Nicholas Ray faz de “Johnny Guitar” (1954) um faroeste atípico, marcado por intensidade melodramática e ousadia estética. Em vez do tradicional herói masculino, a narrativa é conduzida por Vienna (Joan Crawford), dona de um saloon que enfrenta hostilidade da comunidade por ser independente e por apoiar a chegada do trem. O título sugere protagonismo masculino, mas Johnny (Sterling Hayden) é figura secundária diante da força e complexidade das mulheres, sobretudo Vienna e sua rival Emma (Mercedes McCambridge). Essa inversão de papéis desafia convenções do gênero e introduz forte subtexto feminista. Ray radicaliza ainda mais ao usar cores vibrantes e cenários artificiais, criando uma atmosfera quase onírica que intensifica o melodrama. O filme traduz tensões políticas da época, funcionando como alegoria ao macarthismo: Vienna e Johnny representam os perseguidos, enquanto Emma encarna a histeria acusatória. O conflito entre as duas mulheres vai além de rivalidade amorosa, tornando-se confronto ideológico e social. Crawford imprime autoridade e vulnerabilidade, construindo uma personagem emblemática do western moderno. O clima de paranoia coletiva, a violência latente e os julgamentos sumários refletem uma América dilacerada pelo medo. A narrativa desmonta os mitos de honra e virilidade, revelando que poder e sobrevivência no Oeste também se pautam por desejo e ressentimento. Musicalmente, a canção-tema reforça o tom trágico e romântico da obra. O duelo final, protagonizado por mulheres, inverte a lógica do faroeste clássico, estabelecendo novo paradigma. Assim, “Johnny Guitar” é tanto uma obra singular dentro do western quanto um filme político e visionário. Sua força reside em transformar o Oeste em palco de paixões, paranoia e resistência.
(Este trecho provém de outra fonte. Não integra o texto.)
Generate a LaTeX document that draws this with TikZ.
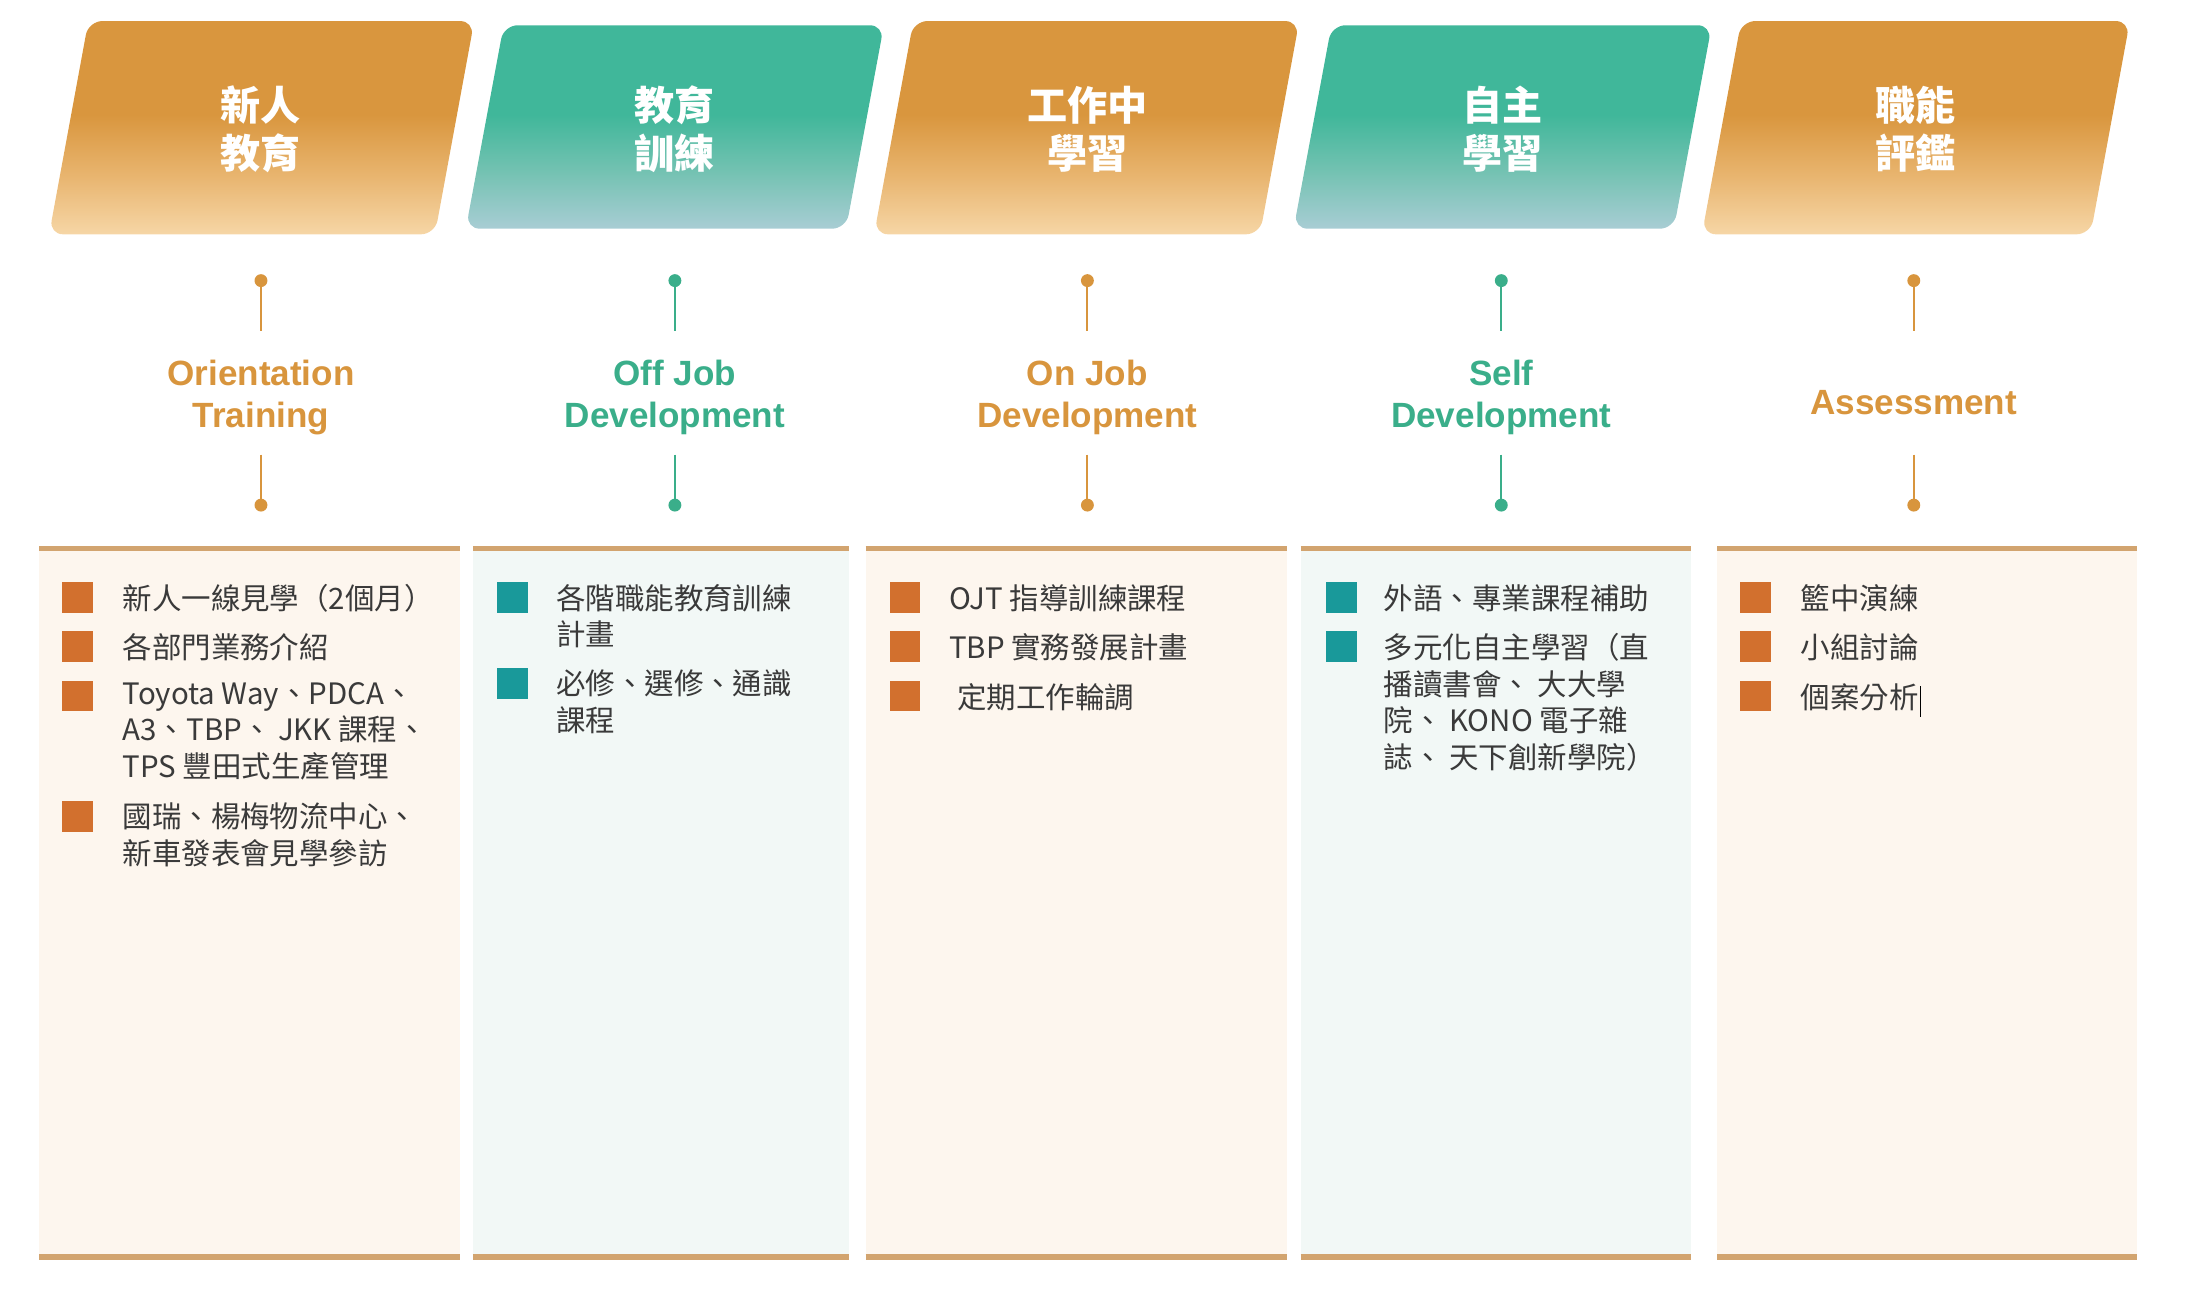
\documentclass[tikz,border=0pt]{standalone}
\usepackage{fontspec}
\newfontfamily\cjk{Noto Sans CJK TC}
\newfontfamily\lab{Liberation Sans}
\definecolor{orangeD}{HTML}{D9963E}
\definecolor{orangeM}{HTML}{E8B46E}
\definecolor{orangeL}{HTML}{F6D6A6}
\definecolor{greenD}{HTML}{40B79A}
\definecolor{greenM}{HTML}{74C2B2}
\definecolor{greenL}{HTML}{A8CDD4}
\definecolor{labO}{HTML}{D8953D}
\definecolor{labG}{HTML}{3AAE8A}
\definecolor{panelO}{HTML}{FDF6EE}
\definecolor{panelG}{HTML}{F2F8F6}
\definecolor{tanline}{HTML}{D2A46F}
\definecolor{bulO}{HTML}{D2702E}
\definecolor{bulG}{HTML}{19999A}
\definecolor{txtgray}{HTML}{3A3A3A}
\pgfdeclareverticalshading{orangefade}{100bp}{color(0bp)=(orangeL); color(25bp)=(orangeL); color(39bp)=(orangeM); color(53bp)=(orangeD); color(100bp)=(orangeD)}
\pgfdeclareverticalshading{greenfade}{100bp}{color(0bp)=(greenL); color(25bp)=(greenL); color(39bp)=(greenM); color(53bp)=(greenD); color(100bp)=(greenD)}
\tikzset{
  headtxt/.style={text=white, align=center, font=\cjk\bfseries\fontsize{14.3}{17}\selectfont},
  labtxt/.style={align=center, font=\lab\bfseries\fontsize{12.5}{15}\selectfont},
  item/.style={anchor=north west, inner sep=0pt, align=left, text=txtgray,
    font=\cjk\fontsize{10.5}{13}\selectfont, execute at begin node=\strut},
  bullet/.style={inner sep=0pt, minimum size=11pt},
  conn/.style={line width=0.75pt},
  rule/.style={tanline, line width=1.6pt}
}
\begin{document}
\begin{tikzpicture}[x=0.5pt,y=-0.5pt]
    \useasboundingbox (0,0) rectangle (1568,928);
    % Headers
    \shade[shading=orangefade, rounded corners=5pt] (35,167) -- (63,15) -- (338,15) -- (310,167) -- cycle;
    \shade[shading=greenfade, rounded corners=5pt] (332,163) -- (359,18) -- (630,18) -- (603,163) -- cycle;
    \shade[shading=orangefade, rounded corners=5pt] (623,167) -- (651,15) -- (926,15) -- (898,167) -- cycle;
    \shade[shading=greenfade, rounded corners=5pt] (922,163) -- (949,18) -- (1220,18) -- (1193,163) -- cycle;
    \shade[shading=orangefade, rounded corners=5pt] (1213,167) -- (1241,15) -- (1518,15) -- (1490,167) -- cycle;
    \node[headtxt] (h1) at (186,92) {新人\\教育};
    \node[headtxt] (h2) at (481,92) {教育\\訓練};
    \node[headtxt] (h3) at (775,92) {工作中\\學習};
    \node[headtxt] (h4) at (1071,92) {自主\\學習};
    \node[headtxt] (h5) at (1365,92) {職能\\評鑑};
    % Labels
    \node[labtxt, text=labO] (l1) at (186,283) {Orientation\\Training};
    \node[labtxt, text=labG] (l2) at (481,283) {Off Job\\Development};
    \node[labtxt, text=labO] (l3) at (775,283) {On Job\\Development};
    \node[labtxt, text=labG] (l4) at (1070,283) {Self\\Development};
    \node[labtxt, text=labO] (l5) at (1364,287) {Assessment};
    % Points
    \coordinate (t1) at (186,200); \coordinate (u1) at (186,236);
    \coordinate (v1) at (186,324); \coordinate (w1) at (186,360);
    \coordinate (t2) at (481,200); \coordinate (u2) at (481,236);
    \coordinate (v2) at (481,324); \coordinate (w2) at (481,360);
    \coordinate (t3) at (775,200); \coordinate (u3) at (775,236);
    \coordinate (v3) at (775,324); \coordinate (w3) at (775,360);
    \coordinate (t4) at (1070,200); \coordinate (u4) at (1070,236);
    \coordinate (v4) at (1070,324); \coordinate (w4) at (1070,360);
    \coordinate (t5) at (1364,200); \coordinate (u5) at (1364,236);
    \coordinate (v5) at (1364,324); \coordinate (w5) at (1364,360);
    % Connectors
    \draw[conn, labO] (t1) -- (u1); \draw[conn, labO] (v1) -- (w1);
    \draw[conn, labG] (t2) -- (u2); \draw[conn, labG] (v2) -- (w2);
    \draw[conn, labO] (t3) -- (u3); \draw[conn, labO] (v3) -- (w3);
    \draw[conn, labG] (t4) -- (u4); \draw[conn, labG] (v4) -- (w4);
    \draw[conn, labO] (t5) -- (u5); \draw[conn, labO] (v5) -- (w5);
    \fill[labO] (t1) circle (2.3pt) (w1) circle (2.3pt);
    \fill[labG] (t2) circle (2.3pt) (w2) circle (2.3pt);
    \fill[labO] (t3) circle (2.3pt) (w3) circle (2.3pt);
    \fill[labG] (t4) circle (2.3pt) (w4) circle (2.3pt);
    \fill[labO] (t5) circle (2.3pt) (w5) circle (2.3pt);
    % Panels
    \fill[panelO] (28,391) rectangle (328,895);
    \fill[panelG] (337,391) rectangle (605,895);
    \fill[panelO] (617,391) rectangle (917,895);
    \fill[panelG] (927,391) rectangle (1205,895);
    \fill[panelO] (1224,391) rectangle (1523,895);
    \draw[rule] (28,391) -- (328,391) (337,391) -- (605,391) (617,391) -- (917,391)
      (927,391) -- (1205,391) (1224,391) -- (1523,391);
    \draw[rule, line width=2pt] (28,896) -- (328,896) (337,896) -- (605,896) (617,896) -- (917,896)
      (927,896) -- (1205,896) (1224,896) -- (1523,896);
    % Items
    \node[bullet, fill=bulO] (b11) at (55,426) {};
    \node[bullet, fill=bulO] (b12) at (55,461) {};
    \node[bullet, fill=bulO] (b13) at (55,496) {};
    \node[bullet, fill=bulO] (b14) at (55,582) {};
    \node[item] (c11) at (87,416) {新人一線見學（2個月）};
    \node[item] (c12) at (87,451) {各部門業務介紹};
    \node[item] (c13) at (87,486) {Toyota Way、PDCA、\\A3、TBP、 JKK 課程、\\TPS 豐田式生產管理};
    \node[item] (c14) at (87,572) {國瑞、楊梅物流中心、\\新車發表會見學參訪};
    \node[bullet, fill=bulG] (b21) at (365,426) {};
    \node[bullet, fill=bulG] (b22) at (365,487) {};
    \node[item] (c21) at (396,416) {各階職能教育訓練\\計畫};
    \node[item] (c22) at (396,477) {必修、選修、通識\\課程};
    \node[bullet, fill=bulO] (b31) at (645,426) {};
    \node[bullet, fill=bulO] (b32) at (645,461) {};
    \node[bullet, fill=bulO] (b33) at (645,496) {};
    \node[item] (c31) at (676,416) {OJT 指導訓練課程};
    \node[item] (c32) at (676,451) {TBP 實務發展計畫};
    \node[item] (c33) at (682,486) {定期工作輪調};
    \node[bullet, fill=bulG] (b41) at (956,426) {};
    \node[bullet, fill=bulG] (b42) at (956,461) {};
    \node[item] (c41) at (986,416) {外語、專業課程補助};
    \node[item] (c42) at (986,451) {多元化自主學習（直\\播讀書會、 大大學\\院、 KONO 電子雜\\誌、 天下創新學院）};
    \node[bullet, fill=bulO] (b51) at (1251,426) {};
    \node[bullet, fill=bulO] (b52) at (1251,461) {};
    \node[bullet, fill=bulO] (b53) at (1251,496) {};
    \node[item] (c51) at (1283,416) {籃中演練};
    \node[item] (c52) at (1283,451) {小組討論};
    \node[item] (c53) at (1283,486) {個案分析};
    \draw[black, line width=0.6pt] ([xshift=0.5pt,yshift=-1.5pt]c53.north east) -- ([xshift=0.5pt,yshift=1pt]c53.south east);

  \end{tikzpicture}
\end{document}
Com “No Tempo das Diligências” John Ford ergue um marco na consolidação do faroeste, transformando um gênero visto como menor em cinema de prestígio. O filme acompanha a jornada de um grupo heterogêneo que viaja em uma diligência atravessando território hostil, ameaçado por ataques indígenas. Essa estrutura funciona como microcosmo social, reunindo personagens de diferentes classes e moralidades, como a prostituta Dallas (Claire Trevor), o médico alcoólatra Boone (Thomas Mitchell) e o fugitivo Ringo Kid (John Wayne, no papel que o consagrou). Ford explora tensões sociais e preconceitos, revelando como situações extremas revelam o caráter humano. O deserto de Monument Valley, filmado de modo grandioso, torna-se quase um personagem, estabelecendo o cenário mítico do Oeste. A narrativa equilibra ação, drama e crítica social, elevando o gênero a outro patamar estético e narrativo. A presença de John Wayne inaugura um novo arquétipo de herói: viril, solitário, mas guiado por um código de honra. Ford, contudo, não idealiza o Oeste, mas sugere que a convivência entre marginalizados e “respeitáveis” revela fragilidades da sociedade americana. O ataque à diligência é uma das sequências mais memoráveis do cinema, mostrando domínio técnico e ritmo narrativo. Ao mesmo tempo, o filme reflete sobre exclusão, solidariedade e a busca por justiça. A vitória final não apaga a dureza da jornada, mas reafirma o mito de um território em construção. Assim, “No Tempo das Diligências” não é apenas um western de aventura, mas uma obra sobre o encontro de destinos em meio à violência e à esperança. Por isso, permanece como símbolo do poder do faroeste em articular espetáculo e crítica social.